Why Girls Are Weird by Pamela Ribon

Posted by Mrs Giggles on September 3, 2003 in 3 Oogies, Book Reviews, Genre: Contemporary

Why Girls Are Weird by Pamela Ribon

Downtown, $12.00, ISBN 0-7434-6980-1
Contemporary Fiction, 2003

Pamela Ribon may not be a familiar name, but mention pamie and you may go “Ah”. Yes, Ms Ribon is the same pamie from pamie.com. She also writes recaps for Gilmore Girls and a few other TV shows on Television without Pity. The self-styled “Pop Culture Princess” is also a comedian, a former columnist, and is an aspiring scriptwriter. Her debut novel Why Girls Are Weird can’t go wrong, right?

Actually, yes. This book is a very familiar typical chick-lit book that never deviates from the rules etched in stone by Helen Fielding. From the whiny heroine to the contrived and self-conscious cynicism, pretty much everything here explains why it may be a hit among teenage girls enamored with the Witty Urbane Blogger Chick myth that Ms Ribon espouses. Those less willing to buy the fantasy will see it for what it is though: a calculated book that recycles some of the material found on the author’s pamie.com website. It is filled with self-conscious formulaic plot elements straight out of the How to Be the New Helen Fielding: Life after Cosmo handbook.

Anna Koval is still somewhat confused emotionally when it comes to her break-up with her boyfriend Ian. I believe she has a job – I vaguely recall the words “librarian” and “waitressing” being bandied about – but her story begins when she learns HTML and sets up a blog website where she starts writing half-fictitious, half-autobiographical entries. This earns her fans (at one point it is revealed that five thousand people visit her website a day). Fan emails start pouring in, and two stand out: one is from a stalkerish groupie named Tessa and another is a male admirer LDobler. Yes, that’s LDobler as in Lloyd Dobler, the hero in that lovely movie Say Anything. As momentous events occur in Anna’s life, she soon realizes that it is not easy to separate “Anna K”, her online persona, from the real Anna Koval.
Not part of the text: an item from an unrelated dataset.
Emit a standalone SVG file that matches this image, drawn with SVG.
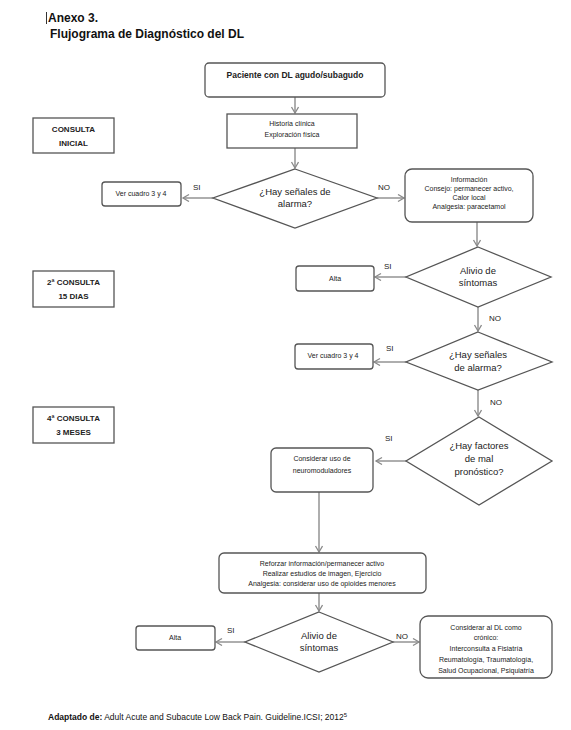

Trying to be everything from a Sweet Valley University version of You’ve Got Mail to a PhD treatise on megalomania, Why Girls Are Weird doesn’t seem to be anything more than a glorified morality tale about how we shouldn’t reveal too much of ourselves online. Anna’s initial entries to her website is pretty funny, especially the one about Barbie doll porn and how a woman can fit in with the guys by pretending to know things about football. But soon, as Anna’s megalomaniac selfishness escalates, her blog entries become more opaque, filled with meta-references more suited to the pretentious ramblings of a teenage girl, and I wonder just who will be bored enough to follow Anna’s self-indulgent blog entries. Anna’s real life adventures are far from charming. She’s all about herself. For her predictably gay best friend Dale’s birthday party, she decides to gift him with printed pages from her website. Lovely. I think I’m going to give my mother on her 80th birthday printouts of my own website too. Watch me get my name struck off from the will.

Readers more familiar with the author’s pamie persona may have a few moments of entertainment trying to figure out how much of Anna is the author, I guess, but even so, doesn’t that feel like just another calculated “Me, me, me!” gimmick?

In the end, Anna attracts the attention of a newspaper editor, gets a new job, and then, having done her Bridget Jones whine and cheese party, announces to her fans and all that she is retiring her website for good because lo, she has learned her lesson, she’s a better person now, and oh, now that she has her fans hooked on her website, everybody go read her column in that newspaper now! Excuse me if I’m more in the mood to ask Anna here to go fly kites on a short pier.

The saving grace of this utterly predictable tale is that the author does hit hard in a few major scenes. The scene where Anna hides behind a stack of peas at the food section when she sees her ex and his new girlfriend works very well – it captures that moment and a woman’s confused feelings in that situation perfectly. Anna’s relationship with her father and her sisters are not developed well enough, but I find that there is a realistic bittersweet quality in the way the author portrays Anna’s family. The few good moments in this book convinces me that the author knows how to capture the female perspective very well.

Why Girls Are Weird has a few scenes that are good, but all in all, I’d say this book is best recommended for fans of Ms Ribon’s pamie persona. Anyone else, well, let’s just wait and see how the next book will be.